The naming of guns or tanks carried some sense of good luck, but this image from La Vie Parisienne in November 1917 shows a rarely portrayed fixing of a doll mascot to the wing-strut of a French aeroplane.
The porte-bonheur card shows the poilu well equipped as regards luck tokens, and yes, that is a louse on the right.
However, the most intriguing act of fate-management was a non-act, a refusal to manifest by speaking the enemy; witholding the name, as has been seen recently in the widespread and much-lauded refusal to speak the name of a mass-murderer in New Zealand, is a potent weapon.
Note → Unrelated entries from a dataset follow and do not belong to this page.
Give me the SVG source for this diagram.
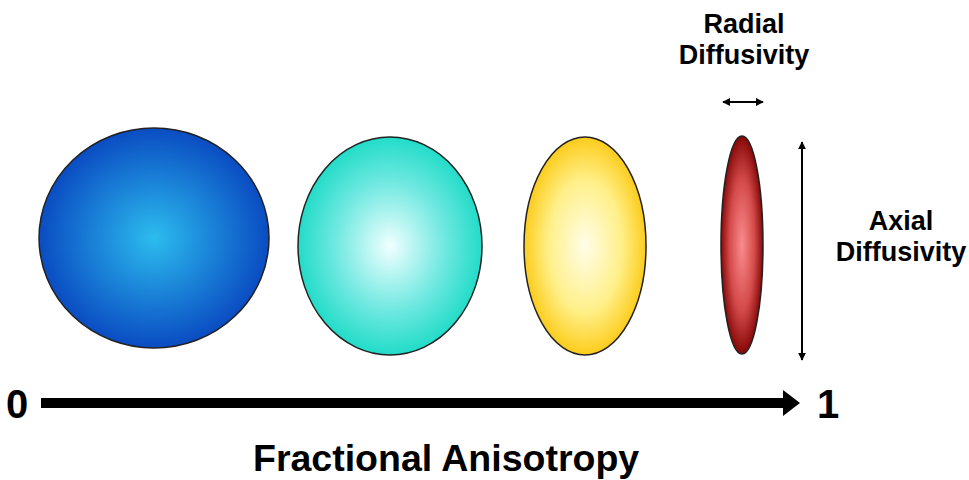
<svg xmlns="http://www.w3.org/2000/svg" width="969" height="480" viewBox="0 0 969 480">
<style>
.lbl{font-family:"Liberation Sans",Arial,sans-serif;font-weight:bold;font-size:27px;fill:#000;text-anchor:middle}
.ax{font-family:"Liberation Sans",Arial,sans-serif;font-weight:bold;font-size:40px;fill:#000}
.ell{stroke:#222;stroke-width:1.5}
.thin{stroke:#000;stroke-width:2;fill:none}
</style>
<defs>
<radialGradient id="gBlue" cx="0.5" cy="0.5" r="0.5">
<stop offset="0" stop-color="#2cbcee"/>
<stop offset="1" stop-color="#0a4cc2"/>
</radialGradient>
<radialGradient id="gCyan" cx="0.5" cy="0.5" r="0.5">
<stop offset="0" stop-color="#f0ffff"/>
<stop offset="0.6" stop-color="#6ee8e0"/>
<stop offset="1" stop-color="#22dcc8"/>
</radialGradient>
<radialGradient id="gYellow" cx="0.5" cy="0.5" r="0.5">
<stop offset="0" stop-color="#fffde8"/>
<stop offset="0.6" stop-color="#fff08a"/>
<stop offset="1" stop-color="#fccc1c"/>
</radialGradient>
<radialGradient id="gRed" cx="0.5" cy="0.5" r="0.5">
<stop offset="0" stop-color="#fa8c8c"/>
<stop offset="0.6" stop-color="#d44a4a"/>
<stop offset="1" stop-color="#860808"/>
</radialGradient>
<marker id="ah" viewBox="0 0 10 10" refX="9" refY="5" markerWidth="4" markerHeight="4" orient="auto-start-reverse" markerUnits="strokeWidth">
<path d="M0,0 L10,5 L0,10 z" fill="#000"/>
</marker>
</defs>
<g id="sphere-blue"><ellipse class="ell" cx="154" cy="238" rx="115" ry="110" fill="url(#gBlue)"/></g>
<g id="ellipsoid-cyan"><ellipse class="ell" cx="390" cy="246" rx="92" ry="109" fill="url(#gCyan)"/></g>
<g id="ellipsoid-yellow"><ellipse class="ell" cx="585" cy="246" rx="61" ry="109" fill="url(#gYellow)"/></g>
<g id="ellipsoid-red"><ellipse class="ell" cx="742" cy="245" rx="21" ry="109" fill="url(#gRed)"/></g>
<g id="label-radial"><text class="lbl" x="744" y="33">Radial</text><text class="lbl" x="744" y="64">Diffusivity</text></g>
<g id="label-axial"><text class="lbl" x="901" y="230">Axial</text><text class="lbl" x="901" y="261">Diffusivity</text></g>
<g id="connectors">
<line class="thin" x1="723" y1="102" x2="763" y2="102" marker-start="url(#ah)" marker-end="url(#ah)"/>
<line class="thin" x1="802" y1="142" x2="802" y2="360" marker-start="url(#ah)" marker-end="url(#ah)"/>
<rect x="41" y="398" width="744" height="10" fill="#000"/>
<path d="M783,390 L800,403 L783,416 z" fill="#000"/>
</g>
<g id="axis-labels">
<text class="ax" x="6" y="418">0</text>
<text class="ax" x="817" y="418">1</text>
<text class="ax" x="253" y="471" style="font-size:37.5px">Fractional Anisotropy</text>
</g>
</svg>
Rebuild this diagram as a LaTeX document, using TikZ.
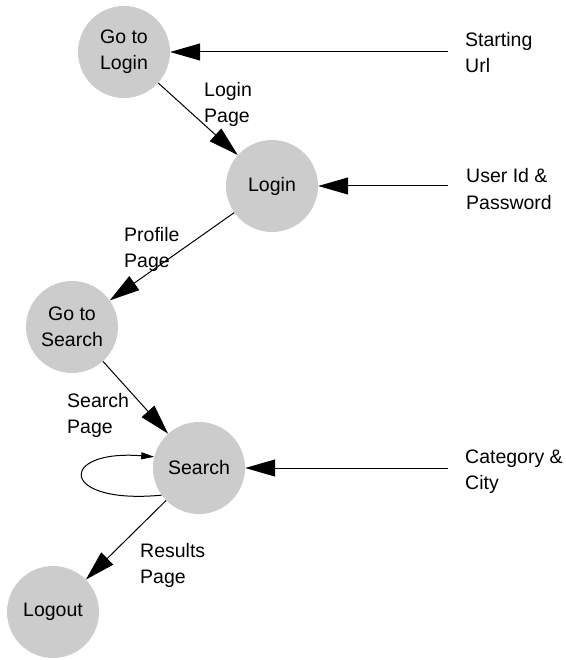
\documentclass[tikz,border=0pt]{standalone}
\usepackage{fontspec}
\setmainfont{Liberation Sans}
\usetikzlibrary{arrows.meta}
\definecolor{circgray}{RGB}{204,204,204}
\begin{document}
\begin{tikzpicture}[x=1pt,y=-1pt,
  state/.style={circle,fill=circgray,draw=none,minimum size=92pt,inner sep=0pt,align=center,font=\fontsize{19.5}{26}\selectfont},
  lbl/.style={align=left,inner sep=0pt,anchor=base west,font=\fontsize{19.5}{26}\selectfont},
  bigarrow/.style={-{Triangle[length=30pt,width=17pt]},line width=1pt},
  smallarrow/.style={-{Triangle[length=13pt,width=7pt]},line width=1pt}
]
\useasboundingbox (0,0) rectangle (565,660);
\node[state] (gl) at (124,52) {Go to\\Login};
\node[state] (login) at (272,186) {Login};
\node[state] (gs) at (72,327) {Go to\\Search};
\node[state] (search) at (199,468) {Search};
\node[state] (logout) at (53,612) {Logout};

\node[lbl] (t1) at (465,73) {Starting\\Url};
\node[lbl] (t2) at (466,209) {User Id \&\\Password};
\node[lbl] (t3) at (465,489) {Category \&\\City};
\node[lbl] (l1) at (204,123) {Login\\Page};
\node[lbl] (l2) at (124,267) {Profile\\Page};
\node[lbl] (l3) at (67,433) {Search\\Page};
\node[lbl] (l4) at (140,583) {Results\\Page};

\coordinate (s1) at (448,52);
\coordinate (s2) at (448,186);
\coordinate (s3) at (448,468);

\draw[bigarrow] (s1) -- (gl);
\draw[bigarrow] (s2) -- (login);
\draw[bigarrow] (s3) -- (search);
\draw[bigarrow] (gl) -- (login);
\draw[bigarrow] (login) -- (gs);
\draw[bigarrow] (gs) -- (search);
\draw[bigarrow] (search) -- (logout);
\draw[smallarrow] (search.216) .. controls (58,505) and (58,449) .. (search.166);
\end{tikzpicture}
\end{document}
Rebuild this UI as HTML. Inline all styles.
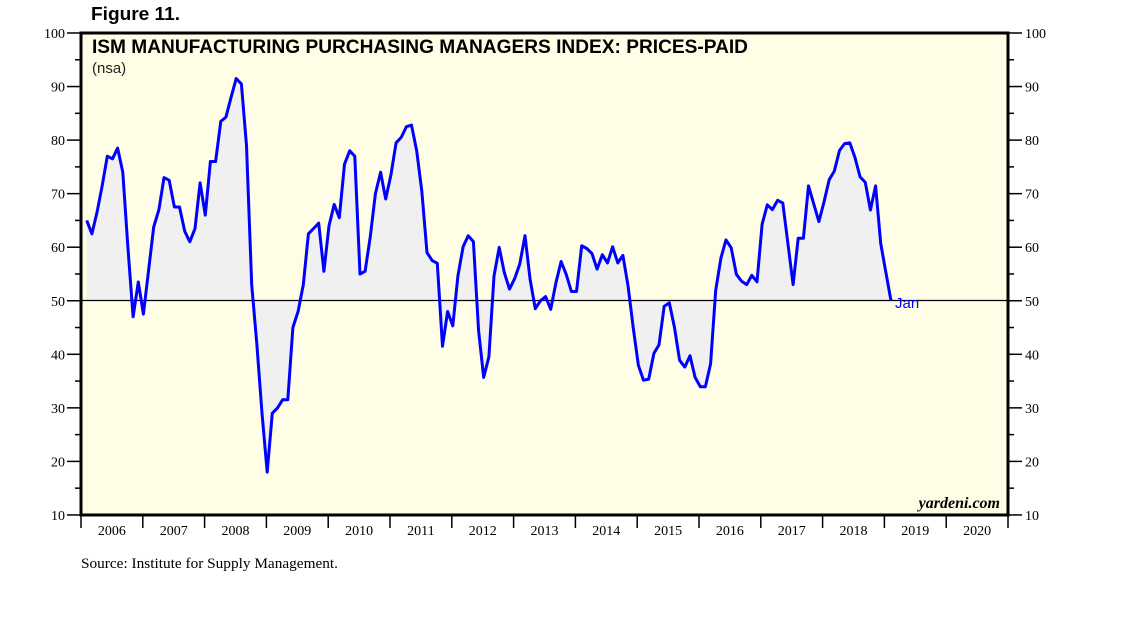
<!DOCTYPE html>
<html><head><meta charset="utf-8"><style>
html,body{margin:0;padding:0;background:#fff;}
svg{display:block;}
</style></head><body>
<svg id="s" width="1138" height="621" xmlns="http://www.w3.org/2000/svg">
<rect x="0" y="0" width="1138" height="621" fill="#fff"/>
<rect x="81" y="33" width="927" height="482" fill="#fffde6"/>
<polygon id="fill" fill="#f0f0f0" points=""/>
<line x1="81" y1="300.5" x2="1008" y2="300.5" stroke="#000" stroke-width="1.2"/>
<polyline id="line" fill="none" stroke="#0000ff" stroke-width="3" stroke-linejoin="round" points=""/>
<g id="ticks" stroke="#000" stroke-width="1.5"></g>
<g id="labels" font-family="Liberation Serif, serif" font-size="14" fill="#000"></g>
<rect x="81" y="33" width="927" height="482" fill="none" stroke="#000" stroke-width="3"/>
<text x="91" y="20" font-family="Liberation Sans, sans-serif" font-weight="bold" font-size="18" textLength="89" lengthAdjust="spacingAndGlyphs">Figure 11.</text>
<text x="92" y="53" font-family="Liberation Sans, sans-serif" font-weight="bold" font-size="19" textLength="656" lengthAdjust="spacingAndGlyphs">ISM MANUFACTURING PURCHASING MANAGERS INDEX: PRICES-PAID</text>
<text x="92" y="73" font-family="Liberation Sans, sans-serif" font-size="15" fill="#222">(nsa)</text>
<text x="895" y="308" font-family="Liberation Sans, sans-serif" font-size="15" fill="#0000ff">Jan</text>
<text x="1000" y="508" text-anchor="end" font-family="Liberation Serif, serif" font-style="italic" font-weight="bold" font-size="16">yardeni.com</text>
<text x="81" y="568" font-family="Liberation Serif, serif" font-size="15" textLength="257" lengthAdjust="spacingAndGlyphs">Source: Institute for Supply Management.</text>
</svg>
<script>
var v=[65,62.5,66.5,71.5,77,76.5,78.5,74,60,47,53.5,47.5,
55.7,63.8,67,73,72.5,67.5,67.5,63,61,63.5,72,66,
76,76,83.5,84.3,88,91.5,90.5,79,53,42,29,18,
29,30,31.5,31.5,45,48,53,62.5,63.5,64.5,55.5,64,
68,65.5,75.5,78,77,55,55.5,62,70,74,69,73.5,
79.5,80.5,82.5,82.8,78,70.5,59,57.5,57,41.5,48,45.3];
var zy=[800,715,683,700,960,1095,1035,800,717,790,838,808,765,683,810,895,872,860,897,820,758,795,845,845,712,720,735,780,738,762,715,762,740,830,950,1060,1103,1100,1025,1000,888,878,950,1045,1065,1032,1095,1122,1122,1055,842,748,695,718,795,815,825,798,817,650,593,607,580,588,705,825,690,690,538,590,642,585,520,495,435,415,413,455,512,528,608,538,705,790,872];
zy.forEach(function(z){v.push(50+(872-z)/15.57);});
function Y(val){return 33+(100-val)*5.355;}
var pts=[];
for(var i=0;i<v.length;i++){pts.push((86.7+i*5.156).toFixed(1)+","+Y(v[i]).toFixed(1));}
document.getElementById('line').setAttribute('points',pts.join(' '));
var last=86.7+(v.length-1)*5.156;
document.getElementById('fill').setAttribute('points',"86.7,300.5 "+pts.join(' ')+" "+last.toFixed(1)+",300.5");
var t=document.getElementById('ticks'),l=document.getElementById('labels'),ns="http://www.w3.org/2000/svg";
function ln(x1,y1,x2,y2){var e=document.createElementNS(ns,'line');e.setAttribute('x1',x1);e.setAttribute('y1',y1);e.setAttribute('x2',x2);e.setAttribute('y2',y2);t.appendChild(e);}
function tx(x,y,s,a){var e=document.createElementNS(ns,'text');e.setAttribute('x',x);e.setAttribute('y',y);e.setAttribute('text-anchor',a);e.textContent=s;l.appendChild(e);}
for(var k=10;k<=100;k+=5){var y=Y(k);var maj=(k%10==0);
ln(maj?67:75,y,81,y);ln(1008,y,maj?1022:1014,y);
if(maj){tx(65,y+5,k,'end');tx(1025,y+5,k,'start');}}
for(var j=0;j<=15;j++){var x=81+j*61.8;ln(x,515,x,528);if(j<15)tx(x+30.9,535,2006+j,'middle');}
</script>
</body></html>
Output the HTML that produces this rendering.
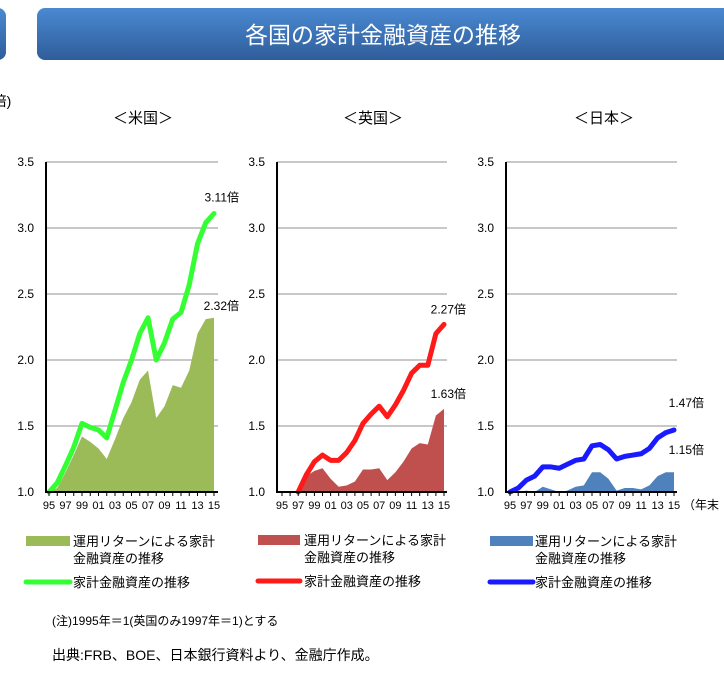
<!DOCTYPE html>
<html><head><meta charset="utf-8">
<style>
body{margin:0;background:#fff;width:724px;height:676px;overflow:hidden;font-family:"Liberation Sans","Noto Sans CJK JP",sans-serif}
svg text{font-family:"Liberation Sans","Noto Sans CJK JP",sans-serif}
</style></head>
<body>
<svg id="s" width="724" height="676" viewBox="0 0 724 676" xmlns="http://www.w3.org/2000/svg">
<defs>
<linearGradient id="tg" x1="0" y1="0" x2="0" y2="1">
<stop offset="0" stop-color="#4a89d2"/><stop offset="1" stop-color="#2f5d9a"/>
</linearGradient>
</defs>
<rect x="-20" y="8" width="26" height="52" rx="8" fill="url(#tg)"/>
<rect x="37" y="8" width="700" height="52" rx="8" fill="url(#tg)"/>
<text x="383" y="43" font-size="23" fill="#fff" text-anchor="middle">各国の家計金融資産の推移</text>
<text x="-12" y="106" font-size="14" fill="#000">(倍)</text>
<text x="143" y="123" font-size="15" text-anchor="middle">＜米国＞</text>
<text x="373" y="123" font-size="15" text-anchor="middle">＜英国＞</text>
<text x="604" y="123" font-size="15" text-anchor="middle">＜日本＞</text>
<g id="charts"></g>
<g font-size="13">
<rect x="26" y="536" width="44" height="10" fill="#9bbb59"/>
<text x="73" y="546">運用リターンによる家計</text><text x="73" y="563">金融資産の推移</text>
<line x1="26" y1="582" x2="70" y2="582" stroke="#33ff33" stroke-width="5" stroke-linecap="round"/>
<text x="73" y="587">家計金融資産の推移</text>
<rect x="258" y="535" width="42" height="10" fill="#c0504d"/>
<text x="304" y="545">運用リターンによる家計</text><text x="304" y="562">金融資産の推移</text>
<line x1="258" y1="581" x2="300" y2="581" stroke="#ff1a1a" stroke-width="5" stroke-linecap="round"/>
<text x="304" y="586">家計金融資産の推移</text>
<rect x="490" y="536" width="43" height="10" fill="#4f81bd"/>
<text x="535" y="546">運用リターンによる家計</text><text x="535" y="563">金融資産の推移</text>
<line x1="490" y1="582" x2="533" y2="582" stroke="#1a1aff" stroke-width="5" stroke-linecap="round"/>
<text x="535" y="587">家計金融資産の推移</text>
</g>
<text x="52" y="625" font-size="12">(注)1995年＝1(英国のみ1997年＝1)とする</text>
<text x="52" y="660" font-size="14">出典:FRB、BOE、日本銀行資料より、金融庁作成。</text>
</svg>
<script>
const years = ["95","96","97","98","99","00","01","02","03","04","05","06","07","08","09","10","11","12","13","14","15"];
const yTicks = [1.0,1.5,2.0,2.5,3.0,3.5];
const usLine = [1.0,1.07,1.2,1.34,1.52,1.49,1.47,1.41,1.62,1.83,2.0,2.2,2.32,2.0,2.13,2.31,2.36,2.57,2.88,3.04,3.11];
const usArea = [1.0,1.03,1.15,1.28,1.42,1.38,1.33,1.25,1.4,1.56,1.68,1.85,1.92,1.56,1.65,1.81,1.79,1.92,2.2,2.31,2.32];
const ukLine = [null,null,1.0,1.13,1.23,1.28,1.24,1.24,1.3,1.39,1.52,1.59,1.65,1.57,1.66,1.77,1.9,1.96,1.96,2.2,2.27];
const ukArea = [1.0,1.0,1.0,1.12,1.16,1.18,1.1,1.04,1.05,1.08,1.17,1.17,1.18,1.09,1.15,1.23,1.33,1.37,1.36,1.58,1.63];
const jpLine = [1.0,1.03,1.09,1.12,1.19,1.19,1.18,1.21,1.24,1.25,1.35,1.36,1.32,1.25,1.27,1.28,1.29,1.33,1.41,1.45,1.47];
const jpArea = [1.0,1.0,1.01,1.0,1.04,1.02,0.99,1.01,1.04,1.05,1.15,1.15,1.1,1.01,1.03,1.03,1.02,1.05,1.12,1.15,1.15];
const usLabels = ["3.11倍","2.32倍"];
const ukLabels = ["2.27倍","1.63倍"];
const jpLabels = ["1.47倍","1.15倍"];

const NS="http://www.w3.org/2000/svg";
const root=document.getElementById('charts');
function mk(tag,attrs,parent){const e=document.createElementNS(NS,tag);for(const k in attrs)e.setAttribute(k,attrs[k]);(parent||root).appendChild(e);return e;}
const yTop=162,yBot=492;
function yS(v){return yBot-(Math.max(v,1)-1)/2.5*(yBot-yTop);}

function chart(name,axX,right,x0,x1,line,area,labels,areaCol,lineCol,lblPos){
  const g=mk('g',{});
  
  
  const xS=i=>x0+(x1-x0)*i/(years.length-1);
  yTicks.forEach(t=>{
    if(t>1){const gl=mk('line',{x1:axX,x2:right,y1:yS(t),y2:yS(t),stroke:'#a6a6a6','stroke-width':1.2},g);
      }
    const tl=mk('text',{x:axX-12,y:yS(t)+4,'font-size':12,'text-anchor':'end'},g);
    
    tl.textContent=t.toFixed(1);
  });
  let d='M'+xS(0)+','+yBot;
  area.forEach((v,i)=>{d+=' L'+xS(i)+','+yS(v);});
  d+=' L'+xS(area.length-1)+','+yBot+' Z';
  const ar=mk('path',{d:d,fill:areaCol},g);
  
  let ld='';
  line.forEach((v,i)=>{if(v==null)return;ld+=(ld?' L':'M')+xS(i)+','+yS(v);});
  const ln=mk('path',{d:ld,fill:'none',stroke:lineCol,'stroke-width':5,'stroke-linejoin':'round','stroke-linecap':'round'},g);
  
  const ax=mk('path',{d:'M'+axX+','+yTop+' L'+axX+','+yBot+' L'+right+','+yBot,fill:'none',stroke:'#000','stroke-width':2},g);
  
  years.forEach((y,i)=>{
    const tk=mk('line',{x1:xS(i),x2:xS(i),y1:yBot,y2:yBot+4,stroke:'#000','stroke-width':1},g);
    
    if(i%2==0){const t=mk('text',{x:xS(i),y:yBot+17,'font-size':11,'text-anchor':'middle'},g);
      t.textContent=y;}
  });
  const n=years.length-1;
  const l1=mk('text',{x:lblPos[0],y:yS(line[n])+lblPos[1],'font-size':12,'text-anchor':'end'},g);
  l1.textContent=labels[0];
  const l2=mk('text',{x:lblPos[0],y:yS(area[n])+lblPos[2],'font-size':12,'text-anchor':'end'},g);
  l2.textContent=labels[1];
}
chart('us',46,218,49,214,usLine,usArea,usLabels,'#9bbb59','#33ff33',[239,-12,-8]);
chart('uk',277,447,282,444,ukLine,ukArea,ukLabels,'#c0504d','#ff1a1a',[466,-11,-11]);
chart('jp',506,677,510,674,jpLine,jpArea,jpLabels,'#4f81bd','#1a1aff',[704,-23,-18]);
const ye=mk('text',{x:683,y:509,'font-size':12});


ye.textContent='（年末';
</script>
</body></html>
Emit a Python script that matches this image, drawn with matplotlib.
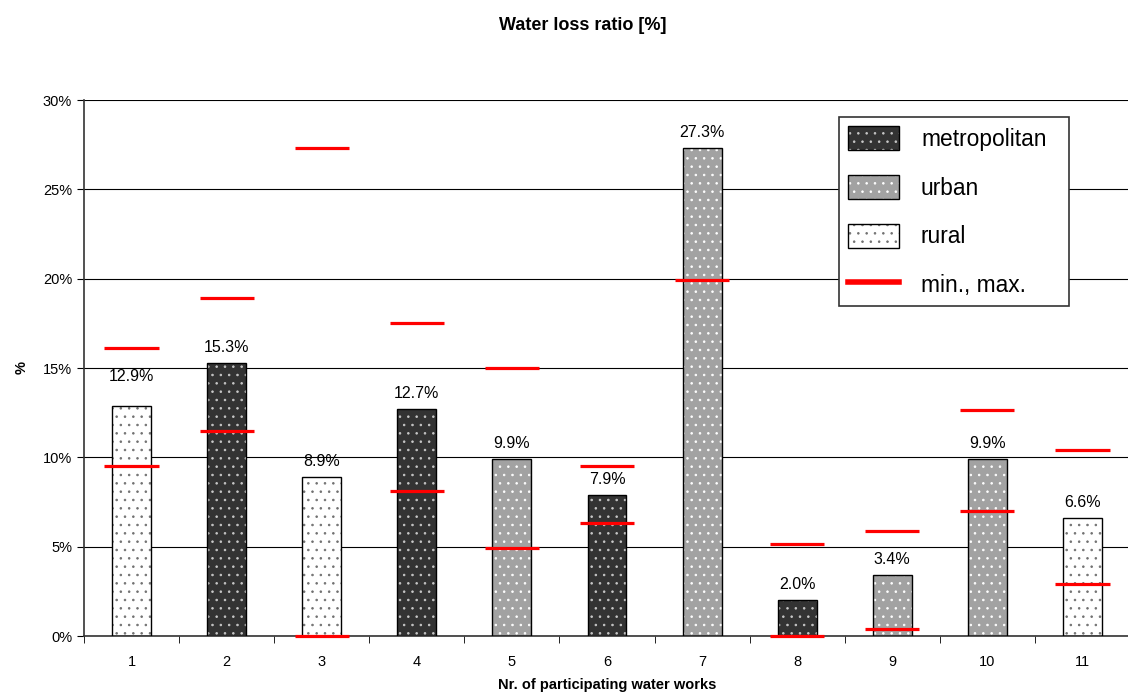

During the First World War, on the Anglophone side, it was a common occurrence.
As early as January 1915 it was noted:
When talking to French people the British soldier does not usually say ‘Boches’; he prefers to be more correct, and so makes a sound which must be spelt Ollermon. And, to be perfectly accurate, most British soldiers do not find it necessary to use anything more descriptive than ‘they’ or ‘them’. (Manchester Guardian 13 January 1915)
This quite powerful acknowledgement of the enemy as the counterpart of the self was picked up by writers: in In Parenthesis David Jones writes ‘they were at breakfast and were as cold as he, they too made their dole’ and ‘Mr Rhys and the new sergeant were left on his wire; you could see them plainly . . .; but on the second night after, Mr Jenkins’s patrol watched his bearers lift them beyond their parapets’,‘they’, ‘his’ and ‘their’ referring to the Germans. Sassoon also used ‘They’ as the title of a poem about ‘the other’, but here it is the wounded and altered British soldiers who are a challenge. A variation appears in Sydney de Loghe’s The Straits Impregnable where the Turkish soldiers at Gallipoli are described as ‘the other blokes’. The form ‘they’ is seen in other languages, for example in Jean Rogissart’s autobiographical novel Les Retranchés (1955), in which Gavin Bowd notes that ‘ILS’, used to describe the German occupying forces in the Ardennes, is the only fully capitalised word in the book.
There was a curious paradox in this, in that refusing a name, and replacing it by ‘him’ or ‘them’ made the enemy both less frightening, and more ‘like us’; in the process, the removal of fear meant its replacement with familiarity.